When I was pregnant with my first child I came off the medication and felt really good until after my daughter was born. It was then that my anxiety really spiraled out of control. I began having panic attacks most days, I feared going out and even going to baby clinic to have her weighed was an effort as I felt really paranoid that people would think I was a bad mother. I went back to the GP when I could put up with it no longer I was given new medication which was more up to date than my usual prescription. This sent my anxiety through the roof and I began having really bad nightmares and was unable to function. I went back to the doctors to get my old
prescription but it took at least six months for me to feel better.

After the birth of my second daughter cracks started to appear in my marriage and by time the children were four and six I decided the marriage was over. This was the first time I really realised the importance of self-care and looking after myself in order for me to be able to look after others. I started to learn much more about mental health and realised that although it was a bit of a tabu, that one in four people will be touched by mental ill health at some time during their lifetime. When you consider your friendship groups there may be others who are struggling one way or another and keeping it to themselves out of shame. I began to become more open about my experience and realised the anxiety had less power over me that way as well.

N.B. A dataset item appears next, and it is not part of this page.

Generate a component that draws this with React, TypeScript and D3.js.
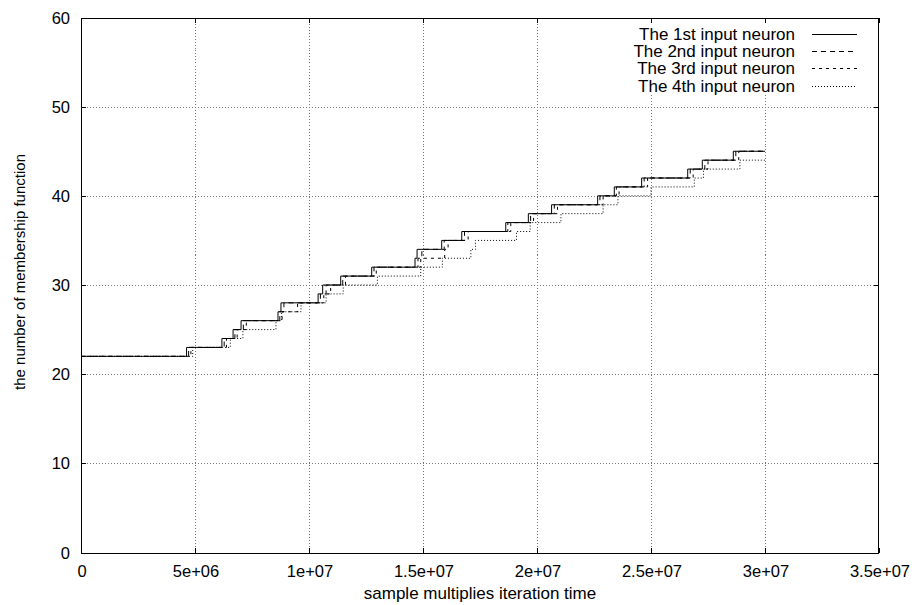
import React from "react";
import * as d3 from "d3";

// Step changes: x positions (millions of samples × iterations) and the count after each step
const s1X = [0, 4.63, 6.18, 6.67, 7.02, 8.64, 8.77, 10.4, 10.6, 11.39, 12.75, 14.65, 14.74, 15.82, 16.7, 18.63, 19.62, 20.64, 22.66, 23.39, 24.59, 26.61, 27.25, 28.61];
const s1Y = [22, 23, 24, 25, 26, 27, 28, 29, 30, 31, 32, 33, 34, 35, 36, 37, 38, 39, 40, 41, 42, 43, 44, 45];

const s2X = [0, 4.72, 6.28, 6.75, 7.12, 8.72, 8.9, 10.5, 10.75, 11.48, 12.85, 14.78, 14.95, 15.93, 16.82, 18.72, 19.72, 20.76, 22.76, 23.48, 24.7, 26.72, 27.36, 28.72];
const s2Y = [22, 23, 24, 25, 26, 27, 28, 29, 30, 31, 32, 33, 34, 35, 36, 37, 38, 39, 40, 41, 42, 43, 44, 45];

const s3X = [0, 4.82, 6.38, 6.85, 7.25, 8.82, 9.5, 10.65, 10.95, 11.6, 12.95, 14.9, 15.95, 16.1, 16.98, 18.85, 19.85, 20.9, 22.9, 23.6, 24.85, 26.85, 27.5, 28.85];
const s3Y = [22, 23, 24, 25, 26, 27, 28, 29, 30, 31, 32, 33, 34, 35, 36, 37, 38, 39, 40, 41, 42, 43, 44, 45];

const s4X = [0, 4.9, 6.55, 7.1, 8.55, 8.8, 9.65, 10.75, 11.5, 13.0, 14.9, 15.85, 17.1, 17.3, 19.1, 19.7, 21.05, 22.9, 23.55, 25.0, 26.9, 27.3, 28.9];
const s4Y = [22, 23, 24, 25, 26, 27, 28, 29, 30, 31, 32, 33, 34, 35, 36, 37, 38, 39, 40, 41, 42, 43, 44];

const runEnd = 30; // last sample, millions

const seriesNames = ["The 1st input neuron", "The 2nd input neuron", "The 3rd input neuron", "The 4th input neuron"];
const seriesDash = ["", "5,4", "3,4", "1,2"];

const xTicks = [0, 5e6, 1e7, 1.5e7, 2e7, 2.5e7, 3e7, 3.5e7];
const xTickLabels = ["0", "5e+06", "1e+07", "1.5e+07", "2e+07", "2.5e+07", "3e+07", "3.5e+07"];
const yTicks = [0, 10, 20, 30, 40, 50, 60];

const W = 915;
const H = 605;
const left = 81;
const right = 879;
const top = 17.5;
const bottom = 552.5;
const FONT = "'Liberation Sans', Arial, Helvetica, sans-serif";

export default function App() {
  const x = d3.scaleLinear().domain([0, 3.5e7]).range([left, right]);
  const y = d3.scaleLinear().domain([0, 60]).range([bottom, top]);

  const allX = [s1X, s2X, s3X, s4X];
  const allY = [s1Y, s2Y, s3Y, s4Y];

  const line = d3
    .line<[number, number]>()
    .x((d) => x(d[0] * 1e6))
    .y((d) => y(d[1]))
    .curve(d3.curveStepAfter);

  const paths = allX.map((xs, i) => {
    const ys = allY[i];
    const pts: [number, number][] = xs.map((v, j) => [v, ys[j]]);
    pts.push([runEnd, ys[ys.length - 1]]);
    return line(pts) || "";
  });

  const tickLen = 5;
  const px = (v: number) => Math.round(v) + 0.5;

  return (
    <svg
      width={W}
      height={H}
      style={{ position: "absolute", left: 0, top: 0, background: "#fff" }}
      fontFamily={FONT}
    >
      <rect x={0} y={0} width={W} height={H} fill="#fff" />
      {/* grid */}
      <g stroke="#777" strokeWidth={1} strokeDasharray="1,2" shapeRendering="crispEdges">
        {xTicks.slice(1, -1).map((t) => (
          <line key={"gx" + t} x1={px(x(t))} x2={px(x(t))} y1={top} y2={bottom} />
        ))}
        {yTicks.slice(1, -1).map((t) => (
          <line key={"gy" + t} x1={left} x2={right} y1={px(y(t))} y2={px(y(t))} />
        ))}
      </g>
      {/* key background */}
      <rect x={630} y={19} width={236} height={75} fill="#fff" />
      {/* ticks */}
      <g stroke="#000" strokeWidth={1} shapeRendering="crispEdges">
        {xTicks.map((t) => (
          <g key={"tx" + t}>
            <line x1={px(x(t))} x2={px(x(t))} y1={bottom} y2={bottom - tickLen} />
            <line x1={px(x(t))} x2={px(x(t))} y1={top} y2={top + tickLen} />
          </g>
        ))}
        {yTicks.map((t) => (
          <g key={"ty" + t}>
            <line x1={left} x2={left + tickLen} y1={px(y(t))} y2={px(y(t))} />
            <line x1={right} x2={right - tickLen} y1={px(y(t))} y2={px(y(t))} />
          </g>
        ))}
      </g>
      {/* tick labels */}
      <g fontSize={16.5} fill="#000">
        {xTicks.map((t, i) => (
          <text key={"lx" + t} x={x(t) + 1} y={577} textAnchor="middle">
            {xTickLabels[i]}
          </text>
        ))}
        {yTicks.map((t) => (
          <text key={"ly" + t} x={70} y={y(t) + 6} textAnchor="end">
            {t}
          </text>
        ))}
      </g>
      {/* axis titles */}
      <text x={(left + right) / 2} y={599} textAnchor="middle" fontSize={17}>
        sample multiplies iteration time
      </text>
      <text transform="translate(25,272) rotate(-90)" textAnchor="middle" fontSize={15}>
        the number of membership function
      </text>
      {/* series */}
      <g fill="none" stroke="#000" strokeWidth={1}>
        {paths.map((d, i) => (
          <path key={"p" + i} d={d} strokeDasharray={seriesDash[i] || undefined} />
        ))}
      </g>
      {/* key */}
      <g fontSize={17}>
        {seriesNames.map((name, i) => {
          const ry = 33.5 + i * 17.4;
          return (
            <g key={"k" + i}>
              <text x={795} y={ry + 6} textAnchor="end">
                {name}
              </text>
              <line
                x1={812}
                x2={857}
                y1={px(ry)}
                y2={px(ry)}
                stroke="#000"
                strokeWidth={1}
                strokeDasharray={seriesDash[i] || undefined}
              />
            </g>
          );
        })}
      </g>
      {/* frame */}
      <rect
        x={left + 0.5}
        y={Math.round(top) + 0.5}
        width={right - left - 1}
        height={Math.round(bottom) - Math.round(top)}
        fill="none"
        stroke="#000"
        strokeWidth={1}
        shapeRendering="crispEdges"
      />
    </svg>
  );
}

I looked at my life and decided to make changes to it in order to try to keep me at my happiest and more in control. I realised the importance of getting outside and connecting with nature which was something I had really lost since leaving the army. I had tried many gyms for fitness but realised that although I enjoyed working out I believed a lot of the culture with gyms is about improving how you look rather than how you feel. I then started getting into running which really gave me a buzz and helped get my mind into flow. After doing long distance running for a few years (having done a few half marathons) I had picked myself up lots of injuries so I looked into nordic walking. This still gives me the buzz of being outdoors and pushing my body to go faster and further but it feels much less of an impact. It’s also a good whole body workout which helps improve posture.

These days I’m much more in tune with how I feel and take time to look after myself before I start struggling. I’m still on medication which I’ve had to come to terms with as I’ve tried to come off several times. Each time the panic attacks just come back. Maybe it just has to be one of the things I have to do to keep me healthy. After all mental health is just as important as physical health.